**AVAILABLE RECORDS**

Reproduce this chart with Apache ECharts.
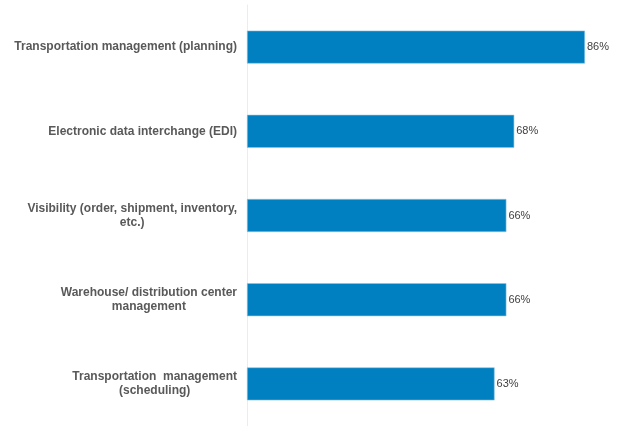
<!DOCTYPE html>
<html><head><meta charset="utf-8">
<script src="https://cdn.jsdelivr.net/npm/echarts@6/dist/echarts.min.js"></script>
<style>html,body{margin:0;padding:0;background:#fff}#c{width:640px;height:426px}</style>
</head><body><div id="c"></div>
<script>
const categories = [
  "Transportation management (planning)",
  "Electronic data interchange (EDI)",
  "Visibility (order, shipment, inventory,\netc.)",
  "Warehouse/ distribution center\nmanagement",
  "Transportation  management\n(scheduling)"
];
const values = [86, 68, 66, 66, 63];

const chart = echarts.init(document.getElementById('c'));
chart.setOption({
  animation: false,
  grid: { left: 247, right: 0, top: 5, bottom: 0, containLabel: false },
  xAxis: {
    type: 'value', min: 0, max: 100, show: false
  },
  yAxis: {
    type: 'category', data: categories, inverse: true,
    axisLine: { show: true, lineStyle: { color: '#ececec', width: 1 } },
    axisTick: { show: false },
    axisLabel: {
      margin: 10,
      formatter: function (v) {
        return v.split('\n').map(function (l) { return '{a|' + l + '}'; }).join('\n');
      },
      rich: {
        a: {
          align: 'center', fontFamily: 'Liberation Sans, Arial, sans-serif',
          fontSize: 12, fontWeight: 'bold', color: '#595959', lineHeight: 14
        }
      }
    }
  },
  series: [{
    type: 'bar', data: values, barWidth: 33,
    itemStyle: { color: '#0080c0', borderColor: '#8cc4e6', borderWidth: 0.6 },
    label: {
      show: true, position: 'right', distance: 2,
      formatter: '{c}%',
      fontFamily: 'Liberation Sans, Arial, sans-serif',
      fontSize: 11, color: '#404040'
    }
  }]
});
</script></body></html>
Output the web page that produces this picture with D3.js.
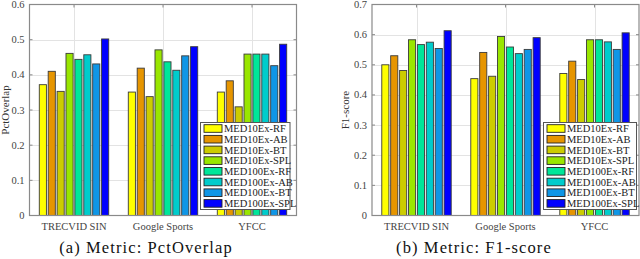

**WHAT THE TASK REQUIRES**
Write out all the entries again, word for word, and print no images.

**SOLVED PROBLEM**
Reproduce this chart with Apache ECharts.
<!DOCTYPE html>
<html><head><meta charset="utf-8">
<script src="https://cdn.jsdelivr.net/npm/echarts@6/dist/echarts.min.js"></script>
<style>html,body{margin:0;padding:0;background:#fff}#c{width:640px;height:426px}</style>
</head><body><div id="c"></div>
<script>
const categories = [
  "Transportation management (planning)",
  "Electronic data interchange (EDI)",
  "Visibility (order, shipment, inventory,\netc.)",
  "Warehouse/ distribution center\nmanagement",
  "Transportation  management\n(scheduling)"
];
const values = [86, 68, 66, 66, 63];

const chart = echarts.init(document.getElementById('c'));
chart.setOption({
  animation: false,
  grid: { left: 247, right: 0, top: 5, bottom: 0, containLabel: false },
  xAxis: {
    type: 'value', min: 0, max: 100, show: false
  },
  yAxis: {
    type: 'category', data: categories, inverse: true,
    axisLine: { show: true, lineStyle: { color: '#ececec', width: 1 } },
    axisTick: { show: false },
    axisLabel: {
      margin: 10,
      formatter: function (v) {
        return v.split('\n').map(function (l) { return '{a|' + l + '}'; }).join('\n');
      },
      rich: {
        a: {
          align: 'center', fontFamily: 'Liberation Sans, Arial, sans-serif',
          fontSize: 12, fontWeight: 'bold', color: '#595959', lineHeight: 14
        }
      }
    }
  },
  series: [{
    type: 'bar', data: values, barWidth: 33,
    itemStyle: { color: '#0080c0', borderColor: '#8cc4e6', borderWidth: 0.6 },
    label: {
      show: true, position: 'right', distance: 2,
      formatter: '{c}%',
      fontFamily: 'Liberation Sans, Arial, sans-serif',
      fontSize: 11, color: '#404040'
    }
  }]
});
</script></body></html>
Output the web page that produces this picture with D3.js.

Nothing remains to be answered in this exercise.